Natural Language Video Description using Deep Recurrent Neural Networks
University of Texas at Austin Austin United States
Pagination or Media Count:
For most people, watching a brief video and describing what happened in words is an easy task. For machines, extracting the meaning from video pixels and generating a sentence description is a very complex problem. The goal of my research is to develop models that can automatically generate natural language NL descriptions for events in videos. As a first step, this proposal presents deep recurrent neural network models for video to text generation. I build on recent deep machine learning approaches to develop video description models using a unified deep neural network with both convolutional and recurrent structure. This technique treats the video domain as another language and takes a machine translation approach using the deep network to translate videos to text. In my initial approach, I adapt a model that can learn on images and captions to transfer knowledge from this auxiliary task to generate descriptions for short video clips.
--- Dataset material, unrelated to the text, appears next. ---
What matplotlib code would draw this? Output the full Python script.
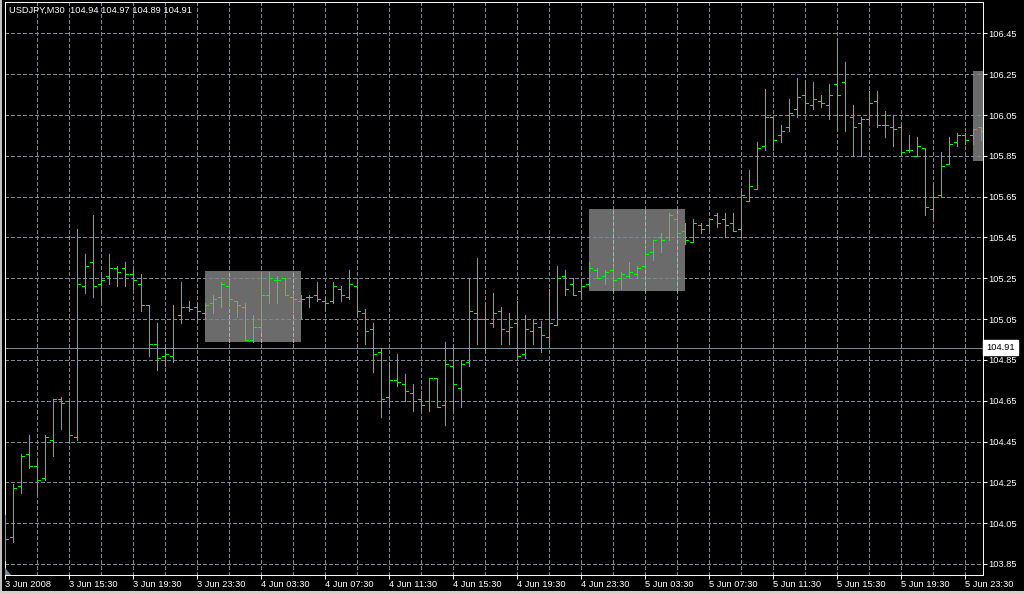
import numpy as np
import matplotlib
matplotlib.use('Agg')
import matplotlib.pyplot as plt
from matplotlib.patches import Rectangle
from matplotlib.transforms import blended_transform_factory

# USDJPY M30 bars, first bar 3 Jun 2008 11:30, one bar per 30 min
opens = [104.02, 103.98, 104.23, 104.39, 104.33, 104.27, 104.46, 104.66, 104.65, 104.47,
         105.21, 105.33, 105.22, 105.26, 105.30, 105.30, 105.27, 105.22, 105.12, 104.93,
         104.87, 104.87, 105.07, 105.11, 105.11, 105.08, 105.13, 105.16, 105.21, 105.14,
         105.11, 104.95, 105.01, 105.17, 105.24, 105.25, 105.16, 105.14, 105.16, 105.17,
         105.14, 105.14, 105.20, 105.16, 105.21, 105.08, 105.00, 104.89, 104.67, 104.75,
         104.73, 104.69, 104.66, 104.65, 104.76, 104.63, 104.82, 104.71, 104.84, 105.08,
         105.05, 105.03, 105.09, 104.99, 105.03, 104.88, 104.99, 105.01, 104.96, 105.02,
         105.26, 105.22, 105.19, 105.22, 105.29, 105.26, 105.29, 105.25, 105.26, 105.27,
         105.31, 105.38, 105.45, 105.45, 105.54, 105.48, 105.43, 105.51, 105.51, 105.56,
         105.54, 105.52, 105.49, 105.63, 105.69, 105.90, 106.04, 105.95, 105.99, 106.08,
         106.15, 106.10, 106.12, 106.10, 106.20, 106.21, 106.04, 106.01, 106.03, 106.12,
         106.00, 105.99, 105.99, 105.88, 105.85, 105.89, 105.59, 105.66, 105.81, 105.92,
         105.95, 105.95, 105.99]
highs = [104.09, 104.24, 104.39, 104.48, 104.37, 104.48, 104.66, 104.67, 104.65, 105.49,
         105.37, 105.56, 105.28, 105.37, 105.31, 105.33, 105.31, 105.27, 105.12, 105.03,
         104.93, 105.12, 105.23, 105.14, 105.13, 105.13, 105.17, 105.23, 105.24, 105.14,
         105.13, 105.07, 105.28, 105.28, 105.26, 105.25, 105.18, 105.17, 105.17, 105.23,
         105.16, 105.23, 105.21, 105.29, 105.25, 105.10, 105.03, 104.91, 104.84, 104.88,
         104.78, 104.73, 104.70, 104.76, 104.76, 104.94, 104.93, 104.85, 105.25, 105.35,
         105.13, 105.18, 105.11, 105.08, 105.14, 105.07, 105.05, 105.04, 105.20, 105.31,
         105.29, 105.25, 105.25, 105.33, 105.30, 105.29, 105.31, 105.28, 105.33, 105.31,
         105.40, 105.44, 105.47, 105.57, 105.56, 105.52, 105.54, 105.52, 105.54, 105.57,
         105.57, 105.57, 105.68, 105.78, 105.92, 106.18, 106.04, 106.00, 106.13, 106.23,
         106.22, 106.21, 106.15, 106.20, 106.43, 106.31, 106.10, 106.04, 106.17, 106.17,
         106.07, 106.05, 106.00, 105.95, 105.94, 105.89, 105.71, 105.87, 105.94, 105.96,
         105.96, 105.98, 105.99]
lows = [103.87, 103.96, 104.20, 104.32, 104.20, 104.26, 104.38, 104.51, 104.45, 104.46,
        105.18, 105.16, 105.14, 105.22, 105.21, 105.21, 105.20, 105.09, 104.87, 104.80,
        104.82, 104.84, 105.03, 105.09, 105.04, 105.05, 105.08, 105.11, 105.12, 105.06,
        104.95, 104.94, 104.99, 105.13, 105.13, 105.17, 105.09, 105.05, 105.11, 105.14,
        105.09, 105.13, 105.14, 105.15, 105.07, 104.93, 104.79, 104.57, 104.62, 104.72,
        104.65, 104.60, 104.59, 104.60, 104.62, 104.53, 104.59, 104.62, 104.82, 104.93,
        104.89, 105.01, 104.93, 104.93, 104.86, 104.86, 104.93, 104.89, 104.92, 105.02,
        105.17, 105.17, 105.15, 105.21, 105.25, 105.22, 105.21, 105.20, 105.25, 105.25,
        105.31, 105.34, 105.38, 105.44, 105.46, 105.42, 105.43, 105.47, 105.48, 105.50,
        105.45, 105.48, 105.45, 105.63, 105.69, 105.88, 105.88, 105.92, 105.97, 106.04,
        106.06, 106.08, 106.09, 106.03, 105.97, 105.97, 105.85, 105.85, 106.00, 105.99,
        105.94, 105.90, 105.85, 105.87, 105.85, 105.56, 105.54, 105.65, 105.81, 105.90,
        105.91, 105.91, 105.93]
closes = [103.97, 104.22, 104.38, 104.33, 104.26, 104.47, 104.66, 104.64, 104.48, 105.22,
          105.31, 105.21, 105.24, 105.30, 105.28, 105.27, 105.24, 105.12, 104.93, 104.86,
          104.88, 105.05, 105.11, 105.10, 105.09, 105.12, 105.15, 105.22, 105.15, 105.12,
          104.95, 105.01, 105.17, 105.25, 105.24, 105.17, 105.15, 105.15, 105.16, 105.15,
          105.13, 105.21, 105.17, 105.22, 105.09, 104.99, 104.88, 104.66, 104.75, 104.74,
          104.70, 104.65, 104.63, 104.76, 104.62, 104.83, 104.73, 104.83, 105.09, 105.05,
          105.05, 105.08, 105.00, 105.01, 104.87, 105.00, 105.03, 104.97, 105.03, 105.25,
          105.20, 105.17, 105.21, 105.30, 105.25, 105.28, 105.24, 105.27, 105.28, 105.30,
          105.37, 105.44, 105.44, 105.56, 105.47, 105.44, 105.52, 105.49, 105.54, 105.52,
          105.51, 105.48, 105.66, 105.70, 105.89, 106.04, 105.93, 105.97, 106.06, 106.14,
          106.11, 106.13, 106.11, 106.15, 106.15, 106.05, 105.99, 106.03, 106.11, 106.00,
          106.00, 105.98, 105.87, 105.88, 105.90, 105.60, 105.65, 105.80, 105.91, 105.95,
          105.93, 105.98, 105.97]

# one label every 8 bars (4 hours)
time_labels = ['3 Jun 2008', '3 Jun 15:30', '3 Jun 19:30', '3 Jun 23:30',
               '4 Jun 03:30', '4 Jun 07:30', '4 Jun 11:30', '4 Jun 15:30',
               '4 Jun 19:30', '4 Jun 23:30', '5 Jun 03:30', '5 Jun 07:30',
               '5 Jun 11:30', '5 Jun 15:30', '5 Jun 19:30', '5 Jun 23:30']
price_levels = [103.85, 104.05, 104.25, 104.45, 104.65, 104.85, 105.05,
                105.25, 105.45, 105.65, 105.85, 106.05, 106.25, 106.45]

# rectangle objects on the chart: (first bar, last bar, top price, bottom price)
zone_start = [25, 73, 121]
zone_end = [37, 85, 122.4]
zone_top = [105.286, 105.590, 106.266]
zone_bottom = [104.938, 105.190, 105.826]

symbol = 'USDJPY,M30'
last_bar = [104.94, 104.97, 104.89, 104.91]
bid = 104.91

BG = 'black'
GRID = '#778899'
BAR = '#00ff00'
FONT = ['Liberation Sans', 'DejaVu Sans']
FS = 6.7

W, H = 1024, 594
fig = plt.figure(figsize=(W / 100, H / 100), dpi=100, facecolor=BG)
# plot box in pixels: x 4.5..982.5, y 2..575
ax = fig.add_axes([4.5 / W, (H - 575) / H, 978 / W, 573 / H], facecolor=BG)

n = len(opens)
x = np.arange(n)
ax.set_xlim(-0.0625, 122.1875)
ax.set_ylim(103.796, 106.604)

# grid
for p in price_levels:
    ax.axhline(p, color=GRID, lw=0.7, ls=(0, (4, 2.5)), zorder=2, antialiased=False)
grid_x = list(range(4, n, 4))
for g in grid_x:
    ax.axvline(g, color=GRID, lw=0.7, ls=(0, (4, 2.5)), zorder=2, antialiased=False)

# grey rectangles (vertical grid shows cyan through them)
for k0, k1, top, bot in zip(zone_start, zone_end, zone_top, zone_bottom):
    ax.add_patch(Rectangle((k0, bot), k1 - k0, top - bot, facecolor='#6b6b6b',
                           edgecolor='none', zorder=1))
    for g in grid_x:
        if k0 < g < k1:
            ax.vlines(g, bot, top, color='#33ddff', lw=0.7, ls=(0, (4, 2.5)),
                      zorder=2.5, antialiased=False)

# bid line
ax.axhline(bid, color=GRID, lw=0.7, zorder=2, antialiased=False)

# OHLC bars
tick = 0.33
ax.vlines(x, lows, highs, color=BAR, lw=0.6, zorder=3, antialiased=False)
ax.hlines(opens, x - tick, x, color=BAR, lw=0.6, zorder=3, antialiased=False)
ax.hlines(closes, x, x + tick, color=BAR, lw=0.6, zorder=3, antialiased=False)

# chart shift marker in the bottom left corner
y0 = ax.get_ylim()[0]
ax.fill([0, 0, 0.75], [y0, y0 + 0.035, y0], color=GRID, lw=0, zorder=4)

# axes look
for s in ax.spines.values():
    s.set_color('white')
    s.set_linewidth(0.7)
ax.yaxis.tick_right()
ax.set_yticks(price_levels)
ax.set_yticklabels(['%.2f' % p for p in price_levels])
ax.set_xticks(range(0, n, 8))
ax.set_xticklabels(time_labels, ha='left')
ax.tick_params(colors='white', labelcolor='white', labelsize=FS, length=2.9,
               width=0.7, pad=1.0)
for lab in ax.get_xticklabels() + ax.get_yticklabels():
    lab.set_family(FONT)

# bid price box on the price scale
trans = blended_transform_factory(ax.transAxes, ax.transData)
ax.text(1.0037, bid, '%.2f' % bid, transform=trans, ha='left', va='center',
        fontsize=FS, family=FONT, color='black', zorder=5, clip_on=False,
        bbox=dict(boxstyle='square,pad=0.3', facecolor='white', edgecolor='white'))

# header
fig.text(9 / W, 1 - 10.5 / H, symbol + '  ' + ' '.join('%.2f' % v for v in last_bar),
         color='white', fontsize=FS, family=FONT, ha='left', va='center')

# window frame
fig.patches.append(Rectangle((0, 0), 1.5 / W, 1, transform=fig.transFigure,
                             facecolor='#c0c0c0', edgecolor='none'))
fig.patches.append(Rectangle((0, 0), 1, 3 / H, transform=fig.transFigure,
                             facecolor='#d4d0c8', edgecolor='none'))

fig.savefig('out.png', dpi=100, facecolor=BG)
Next, I present an end-to-end deep network that can jointly model a sequence of video frames and a sequence of words. The second part of the proposal outlines a set of models to significantly extend work in this area. Specifically, I propose techniques to integrate linguistic knowledge from plain text corpora and attention methods to focus on objects and track their interactions to generate more diverse and accurate descriptions. To move beyond short video clips, I also outline models to process multi-activity movie videos, learning to jointly segment and describe coherent event sequences. I propose further extensions to take advantage of movie scripts and subtitle information to generate richer descriptions.